To every imputation Lincoln made definite and reiterated reply, denouncing them roundly as unwarranted and inexcusable impeachment of his honor, his veracity, and his candor. And then, with measured and exact equivalence, he dealt out to Douglas's face a list of counter personalities of sharply parallel and actual transactions in Douglas's life, meriting precisely his own reproach. And he pressed the battle home so hard that Douglas, in an impassioned height of protest, demanded if Lincoln meant to carry his tactics up to "personal difficulty."

All this is painful confessedly to review. One wishes earnestly, just as with the later civil war, it might never have occurred. But it should be remembered that every retort of Lincoln was, as in the war itself, in personal defense. Lincoln was not the assailant. But once his honor was assailed, it was not the nature of that honor to stand so mute that his own character seemed rightly smirched, while justice rested with his adversary. And so, in self-defense, as in his speech at Quincy, he carefully details, he vigorously returned each thrust. And this, be it constantly recalled, not in any selfishness, not for wounded pride, not for unction to a hurt, not in any vengeful heat; but just as in the following war, in absolute unselfishness, void of malice, in the ministry of charity, that the honor of all men might be saved, and that the Union with its boon of universal freedom and equality might not perish from the earth.

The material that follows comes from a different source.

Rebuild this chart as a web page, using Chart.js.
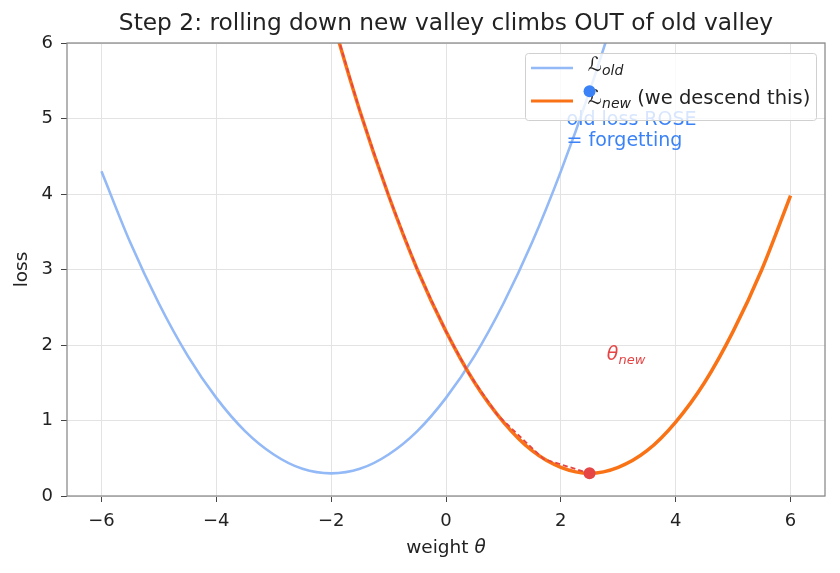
<!DOCTYPE html>
<html>
<head>
<meta charset="utf-8">
<script src="https://cdn.jsdelivr.net/npm/chart.js@4.4.1/dist/chart.umd.min.js"></script>
<style>
  body { margin: 0; background: #fff; }
  #wrap { width: 840px; height: 573px; }
</style>
</head>
<body>
<div id="wrap"><canvas id="grafico" width="840" height="573"></canvas></div>
<script>
// datos
const theta = [-6, -5.5, -5, -4.5, -4, -3.5, -3, -2.5, -2, -1.5, -1, -0.5, 0, 0.5, 1, 1.5, 2, 2.5, 3, 3.5, 4, 4.5, 5, 5.5, 6];
const lossOld = [4.3, 3.36, 2.55, 1.86, 1.3, 0.86, 0.55, 0.36, 0.3, 0.36, 0.55, 0.86, 1.3, 1.86, 2.55, 3.36, 4.3, 5.36, 6.55, 7.86, 9.3, 10.86, 12.55, 14.36, 16.3];
const lossNew = [21.98, 19.5, 17.18, 15.0, 12.98, 11.1, 9.38, 7.8, 6.38, 5.1, 3.98, 3.0, 2.18, 1.5, 0.98, 0.6, 0.38, 0.3, 0.38, 0.6, 0.98, 1.5, 2.18, 3.0, 3.98];
const descentTheta = [-2.0, -1.5, -1.0, -0.5, 0.0, 0.4, 0.9, 1.7, 2.5];
const descentLoss = [6.38, 5.1, 3.98, 3.0, 2.18, 1.62, 1.07, 0.49, 0.3];
const markerTheta = [2.5, 2.5];
const markerLoss = [5.36, 0.3];
const xTicks = [-6, -4, -2, 0, 2, 4, 6];
const yTicks = [0, 1, 2, 3, 4, 5, 6];

const azul = '#3b82f6';
const azulClaro = '#93b9f6';
const naranja = '#f97316';
const rojo = '#e54545';
const FONT = '"DejaVu Sans", sans-serif';

const pts = (xs, ys) => xs.map((x, i) => ({ x: x, y: ys[i] }));
const minus = v => (v < 0 ? '\u2212' + Math.abs(v) : String(v));

// texto con subíndice cursiva, p.ej. ℒ_old
function drawSub(ctx, x, y, base, sub, size, color, italicBase) {
    ctx.fillStyle = color;
    ctx.textBaseline = 'middle';
    ctx.textAlign = 'left';
    ctx.font = (italicBase ? 'italic ' : '') + size + 'px ' + FONT;
    ctx.fillText(base, x, y);
    const w = ctx.measureText(base).width;
    ctx.font = 'italic ' + Math.round(size * 0.7) + 'px ' + FONT;
    ctx.fillText(sub, x + w, y + size * 0.28);
    return x + w + ctx.measureText(sub).width;
}

const decoraciones = {
    id: 'decoraciones',
    beforeDatasetDraw(chart, args) {
        if (args.index !== 0) return;
        const ctx = chart.ctx;
        const xs = chart.scales.x, ys = chart.scales.y;
        ctx.save();
        // anotaciones
        ctx.fillStyle = azul;
        ctx.font = '19px ' + FONT;
        ctx.textBaseline = 'middle';
        ctx.textAlign = 'left';
        ctx.fillText('old loss ROSE', xs.getPixelForValue(2.1), ys.getPixelForValue(4.98));
        ctx.fillText('= forgetting', xs.getPixelForValue(2.1), ys.getPixelForValue(4.7));
        drawSub(ctx, xs.getPixelForValue(2.8), ys.getPixelForValue(1.87), '\u03B8', 'new', 19, rojo, true);

        // leyenda
        const lx = 525, ly = 53, lw = 291, lh = 67;
        ctx.fillStyle = 'rgba(255,255,255,0.8)';
        ctx.strokeStyle = '#d0d0d0';
        ctx.lineWidth = 1;
        ctx.beginPath();
        ctx.roundRect(lx + 0.5, ly + 0.5, lw, lh, 3);
        ctx.fill();
        ctx.stroke();
        ctx.lineWidth = 2.5;
        ctx.strokeStyle = azulClaro;
        ctx.beginPath(); ctx.moveTo(531, 68); ctx.lineTo(573, 68); ctx.stroke();
        ctx.lineWidth = 3;
        ctx.strokeStyle = naranja;
        ctx.beginPath(); ctx.moveTo(531, 101); ctx.lineTo(573, 101); ctx.stroke();
        drawSub(ctx, 588, 66, '\u2112', 'old', 19.5, '#222', false);
        const e = drawSub(ctx, 588, 99, '\u2112', 'new', 19.5, '#222', false);
        ctx.fillStyle = '#222';
        ctx.font = '19.5px ' + FONT;
        ctx.fillText(' (we descend this)', e, 99);
        ctx.restore();
    },
    afterDraw(chart) {
        const ctx = chart.ctx;
        const a = chart.chartArea;
        ctx.save();
        ctx.strokeStyle = '#888';
        ctx.lineWidth = 1.25;
        ctx.strokeRect(a.left, a.top, a.right - a.left, a.bottom - a.top);
        ctx.fillStyle = '#222';
        ctx.textAlign = 'center';
        ctx.textBaseline = 'middle';
        ctx.font = '23.3px ' + FONT;
        ctx.fillText('Step 2: rolling down new valley climbs OUT of old valley', (a.left + a.right) / 2, 24);
        ctx.font = '18.5px ' + FONT;
        const lbl = 'weight ';
        const wl = ctx.measureText(lbl).width;
        ctx.font = 'italic 18.5px ' + FONT;
        const wt = ctx.measureText('\u03B8').width;
        ctx.textAlign = 'left';
        const x0 = (a.left + a.right) / 2 - (wl + wt) / 2;
        ctx.font = '18.5px ' + FONT;
        ctx.fillText(lbl, x0, 548);
        ctx.font = 'italic 18.5px ' + FONT;
        ctx.fillText('\u03B8', x0 + wl, 548);
        ctx.textAlign = 'center';
        ctx.font = '18.5px ' + FONT;
        ctx.translate(22, (a.top + a.bottom) / 2);
        ctx.rotate(-Math.PI / 2);
        ctx.fillText('loss', 0, 0);
        ctx.restore();
    }
};

const ctx = document.getElementById('grafico').getContext('2d');
const chart = new Chart(ctx, {
    type: 'line',
    data: {
        datasets: [
            {
                type: 'scatter',
                data: pts(markerTheta, markerLoss),
                pointRadius: 6,
                pointBackgroundColor: [azul, rojo],
                pointBorderWidth: 0
            },
            {
                data: pts(descentTheta, descentLoss),
                borderColor: rojo,
                borderWidth: 1.8,
                borderDash: [5, 3],
                pointRadius: 0,
                tension: 0
            },
            {
                data: pts(theta, lossNew),
                borderColor: naranja,
                borderWidth: 3.5,
                pointRadius: 0,
                cubicInterpolationMode: 'monotone'
            },
            {
                data: pts(theta, lossOld),
                borderColor: azulClaro,
                borderWidth: 2.6,
                pointRadius: 0,
                cubicInterpolationMode: 'monotone'
            }
        ]
    },
    options: {
        responsive: false,
        animation: false,
        layout: { padding: { top: 43, right: 15, left: 0, bottom: 0 } },
        plugins: { legend: { display: false }, tooltip: { enabled: false } },
        scales: {
            x: {
                type: 'linear',
                min: -6.6,
                max: 6.6,
                afterBuildTicks: s => { s.ticks = xTicks.map(v => ({ value: v })); },
                afterFit: s => { s.height = 77; },
                grid: { color: '#e3e3e3', tickColor: '#444', tickLength: 6 },
                border: { display: false },
                ticks: { color: '#222', font: { family: FONT, size: 18 }, padding: 9, maxRotation: 0, callback: v => minus(v) }
            },
            y: {
                min: 0,
                max: 6,
                afterBuildTicks: s => { s.ticks = yTicks.map(v => ({ value: v })); },
                afterFit: s => { s.width = 67; },
                grid: { color: '#e3e3e3', tickColor: '#444', tickLength: 6 },
                border: { display: false },
                ticks: { color: '#222', font: { family: FONT, size: 18 }, padding: 8, callback: v => minus(v) }
            }
        }
    },
    plugins: [decoraciones]
});
</script>
</body>
</html>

Such was Lincoln's patience, in those earlier debates, and in this last inaugural, the same. While bearing voluntarily in his single life all the opprobrium borne by slaves; through all that fellowship and sympathy, and on its sole behalf, he guarded his own honor with an infinite jealousy. But it was honor saved for suffering. His life was sacrificial. He learned to know full well, but willingly, what meekness costs. Not alone from a political antagonist and an embattled South, but from a multitude of active dissentients besides throughout the North, from Congress, and from the close circle of his cabinet he had to bear with blind misunderstandings, and malignant misrepresentations of the deeds and qualities and motives of his perplexed and overburdened life.

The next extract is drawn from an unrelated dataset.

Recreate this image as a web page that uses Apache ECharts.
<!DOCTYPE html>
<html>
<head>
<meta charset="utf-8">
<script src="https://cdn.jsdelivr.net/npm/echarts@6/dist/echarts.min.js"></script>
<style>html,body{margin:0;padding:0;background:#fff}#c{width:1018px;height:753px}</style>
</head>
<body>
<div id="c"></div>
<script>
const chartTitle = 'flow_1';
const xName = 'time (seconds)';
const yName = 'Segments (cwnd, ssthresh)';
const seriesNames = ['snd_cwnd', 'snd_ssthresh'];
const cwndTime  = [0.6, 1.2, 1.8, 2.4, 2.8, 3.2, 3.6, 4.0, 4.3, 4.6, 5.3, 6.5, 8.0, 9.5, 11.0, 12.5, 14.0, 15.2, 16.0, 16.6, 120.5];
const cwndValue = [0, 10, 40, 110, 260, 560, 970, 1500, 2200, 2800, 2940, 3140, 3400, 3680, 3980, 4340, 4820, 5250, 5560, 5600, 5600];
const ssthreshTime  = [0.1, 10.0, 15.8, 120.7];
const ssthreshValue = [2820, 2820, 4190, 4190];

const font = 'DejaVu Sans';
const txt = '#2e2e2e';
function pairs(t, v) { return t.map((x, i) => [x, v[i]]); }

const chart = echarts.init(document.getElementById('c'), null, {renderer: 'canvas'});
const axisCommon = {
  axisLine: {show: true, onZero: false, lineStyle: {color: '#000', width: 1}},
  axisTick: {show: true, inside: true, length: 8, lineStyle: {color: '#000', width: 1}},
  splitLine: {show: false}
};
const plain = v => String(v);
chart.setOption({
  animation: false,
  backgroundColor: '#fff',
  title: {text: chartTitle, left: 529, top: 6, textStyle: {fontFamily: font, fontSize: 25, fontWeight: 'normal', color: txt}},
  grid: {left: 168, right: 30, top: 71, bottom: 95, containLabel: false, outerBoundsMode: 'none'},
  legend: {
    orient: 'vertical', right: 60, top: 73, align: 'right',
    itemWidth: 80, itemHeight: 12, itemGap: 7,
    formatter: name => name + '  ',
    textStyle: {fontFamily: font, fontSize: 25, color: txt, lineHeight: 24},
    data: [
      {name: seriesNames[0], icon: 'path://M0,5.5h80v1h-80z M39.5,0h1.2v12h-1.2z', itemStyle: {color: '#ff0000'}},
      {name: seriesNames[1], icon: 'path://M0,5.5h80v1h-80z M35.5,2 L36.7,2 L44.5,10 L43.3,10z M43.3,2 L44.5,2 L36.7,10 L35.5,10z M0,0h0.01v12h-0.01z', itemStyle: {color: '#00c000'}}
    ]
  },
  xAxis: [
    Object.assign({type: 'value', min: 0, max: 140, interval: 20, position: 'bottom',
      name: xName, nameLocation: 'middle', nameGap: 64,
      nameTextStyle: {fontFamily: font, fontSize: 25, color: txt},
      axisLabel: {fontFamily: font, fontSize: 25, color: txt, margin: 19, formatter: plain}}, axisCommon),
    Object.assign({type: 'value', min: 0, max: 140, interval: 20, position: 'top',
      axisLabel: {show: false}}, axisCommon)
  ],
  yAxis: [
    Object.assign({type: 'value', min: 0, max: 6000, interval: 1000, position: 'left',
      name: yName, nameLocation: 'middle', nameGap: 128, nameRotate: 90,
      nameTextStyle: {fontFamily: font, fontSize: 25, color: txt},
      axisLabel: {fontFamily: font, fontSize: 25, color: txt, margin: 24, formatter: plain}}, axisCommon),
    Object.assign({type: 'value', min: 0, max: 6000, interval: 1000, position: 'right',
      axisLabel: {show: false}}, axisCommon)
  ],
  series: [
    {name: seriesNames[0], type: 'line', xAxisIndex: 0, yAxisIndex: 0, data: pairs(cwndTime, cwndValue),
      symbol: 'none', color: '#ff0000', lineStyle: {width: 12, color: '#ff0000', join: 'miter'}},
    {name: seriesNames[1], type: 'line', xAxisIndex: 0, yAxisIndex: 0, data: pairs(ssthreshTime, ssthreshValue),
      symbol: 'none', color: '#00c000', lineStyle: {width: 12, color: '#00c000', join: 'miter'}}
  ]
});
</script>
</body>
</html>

But whatever his shortcomings or mistakes, whatever his follies or sins, two affirmations about his life will hold forever true. He bore his load. And he kept his path. Through all that stern campaign for liberty and union he turned neither to the right nor to the left. Sorrows and contentions surrounded him continually. But he descried a better time. To speed that day he welcomed sacrifice. He lived and died for nothing else. To show the priceless worth of freemen in a mighty multitude, in a civic league of lasting unison and peace was his supreme commission and consuming wish. To bring that vision near he aspired and submitted to be its pattern and its devotee.

His Rise From Poverty—The Problem of Industrialism

In his first public speech, seeking election to the State Legislature of Illinois in 1832, Lincoln said: "I was born, and have ever remained, in the most humble walks of life." He adds: "If the good people in their wisdom shall see fit to keep me in the background, I have been too familiar with disappointments to be very much chagrined." In the same speech he said: "I have no other (ambition) so great as that of being truly esteemed of my fellow-men, by rendering myself worthy of their esteem."

Here are three phrases that epitomize Lincoln's ideals and Lincoln's career:—"the most humble walks of life;" "too familiar with disappointments;" and "rendering myself worthy of their esteem." There at the age of twenty-three we are apprised of Lincoln's poverty, of his ambition, and of his adversity. In the same address he says: "I have no wealthy or popular relatives or friends to recommend me." At that time he had been but two years in the State.